The Matthieu Mauzé Trio played host to New Yorker alto saxophonist Michaël Attias, beginning a snaking process, becoming roiled, but ending a section with calmness, after following avenues of variation. On the Thursday, these four presented a new suite, Monolith, inspired by Herman Hesse’s novel Steppenwolf. Jagged and halting at first, it upped its violent edge, surprising with the closing part, which was virtually a post-bop swinger, Michael Cina’s ride cymbal highly active. The quartet closed out with the topically titled ‘Supply Chains’, a staccato stormer. The Killing Popes followed, but they weren’t as wired as usual, especially considering that guitarist Marc Durcret was guesting. Another addition was singer Claudia Solal, who made some unusual approaches while still sounding relatively straight-ahead. Given that Ducret and regular Pope guitarist Frank Möbus should have been incendiary partners, they seemed to maintain a deliberate calmness, as the band struggled to cohere.
Friday opened with another new creation, Baldwin In Transit, which was led by texts from Mike Ladd, Jamika Ajalon and Tamara Singh. At first it might be expected that they’d intone works by James Baldwin himself, but it soon became apparent that these scribes were relating original lines, inspired by his writings. Despite the presence of Ducret (again) and violinist Dominique Pifarely, the music took a background position, aside from a few instrumental interludes.

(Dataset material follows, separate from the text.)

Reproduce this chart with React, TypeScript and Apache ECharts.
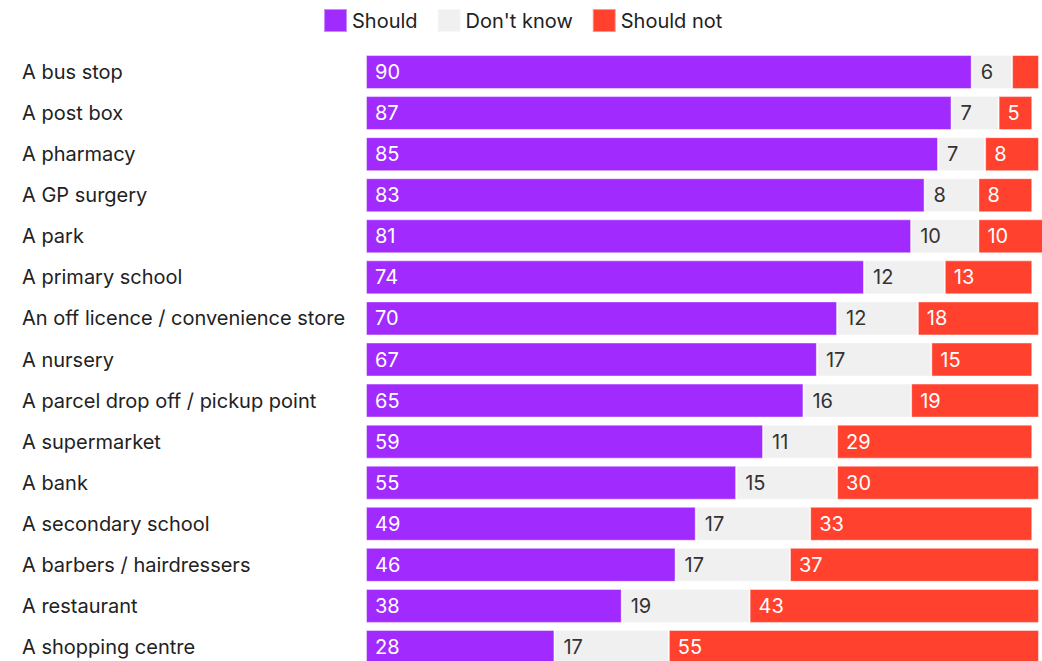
import React, { useEffect, useRef } from "react";
import * as echarts from "echarts";

const categories = [
  "A bus stop",
  "A post box",
  "A pharmacy",
  "A GP surgery",
  "A park",
  "A primary school",
  "An off licence / convenience store",
  "A nursery",
  "A parcel drop off / pickup point",
  "A supermarket",
  "A bank",
  "A secondary school",
  "A barbers / hairdressers",
  "A restaurant",
  "A shopping centre",
];
const shouldValues = [90, 87, 85, 83, 81, 74, 70, 67, 65, 59, 55, 49, 46, 38, 28];
const dontKnowValues = [6, 7, 7, 8, 10, 12, 12, 17, 16, 11, 15, 17, 17, 19, 17];
const shouldNotValues = [4, 5, 8, 8, 10, 13, 18, 15, 19, 29, 30, 33, 37, 43, 55];

const FONT = "Inter, 'Noto Sans', sans-serif";

export default function App() {
  const ref = useRef<HTMLDivElement>(null);
  useEffect(() => {
    document.body.style.margin = "0";
    if (!ref.current) return;
    const chart = echarts.init(ref.current, undefined, { renderer: "svg" });
    const labelBase = {
      show: true,
      position: "insideLeft",
      distance: 9,
      fontSize: 20,
      fontFamily: FONT,
    };
    const border = { borderColor: "rgba(255,255,255,0.45)", borderWidth: 1 };
    chart.setOption({
      animation: false,
      textStyle: { fontFamily: FONT },
      legend: {
        top: 3,
        left: 318,
        itemWidth: 23,
        itemHeight: 23,
        itemGap: 19,
        icon: "rect",
        textStyle: { fontSize: 20, color: "#222", fontFamily: FONT },
        data: ["Should", "Don't know", "Should not"],
      },
      grid: { left: 366, top: 51.5, right: 3, height: 616, containLabel: false },
      xAxis: {
        type: "value",
        min: 0,
        max: 100,
        show: false,
      },
      yAxis: {
        type: "category",
        data: categories,
        inverse: true,
        axisLine: { show: false },
        axisTick: { show: false },
        axisLabel: {
          align: "left",
          margin: 344,
          fontSize: 20,
          color: "#222",
          fontFamily: FONT,
        },
      },
      series: [
        {
          name: "Should",
          type: "bar",
          stack: "all",
          barWidth: 34,
          clip: false,
          itemStyle: { color: "#a12bff", ...border },
          label: { ...labelBase, color: "#fff" },
          data: shouldValues,
        },
        {
          name: "Don't know",
          type: "bar",
          stack: "all",
          barWidth: 34,
          clip: false,
          itemStyle: { color: "#f0f0f0", ...border },
          label: { ...labelBase, color: "#333" },
          data: dontKnowValues,
        },
        {
          name: "Should not",
          type: "bar",
          stack: "all",
          barWidth: 34,
          clip: false,
          itemStyle: { color: "#ff412e", ...border },
          label: { ...labelBase, color: "#fff" },
          data: shouldNotValues.map((v, i) =>
            i === 0 ? { value: v, label: { show: false } } : v
          ),
        },
      ],
    });
    return () => chart.dispose();
  }, []);
  return (
    <div style={{ width: 1042, height: 661, overflow: "hidden" }}>
      <div ref={ref} style={{ width: 1042, height: 670 }} />
    </div>
  );
}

It had soon become apparent that Jazzdor favoured something of an introverted atmosphere. There was an accumulation of bands that resided in a meditational zone, playing slowly, savouring sonics and looking deeply inwards. It’s not clear whether this was a deliberate programming stance, or simply the orientation of the compositional creations found in these often new settings. This is why the final night’s set with saxophonists Ana-Lena Schnabel and Daniel Erdmann was so striking in its impassioned focus. This front-line duo worked with the French-German team of Florian Weber (piano), Joachim Florent (bass), and Edward Perraud (drums), each player providing original pieces that stylistically melded together with a band unity. There was a strong Coltrane aura at first, as Schnabel set about staking her territory, switching from flute to alto, then pulling off her mouthpiece for a set of duck-call climaxes. Erdmann replied with mournfulness, as sticksman Perraud stroked and bowed his cymbals. A Babylon Berlin-styled chase began, quickening with unison horns, the drumming vigorous, but with light hits. Perraud revealed himself as an extremely imaginative, expressive, and flamboyant stylist, full of glancing strikes and sprung bounce, playing with very small sticks. Erdmann’s number was a bluesy epic, with another extroverted drum solo and a percussive tenor solo, while Schnabel’s tune was a slowly stamping dirge, infused with lumbering power, like a corpse-cabaret leviathan. This band strategically became the festival’s best, close to the final night’s end.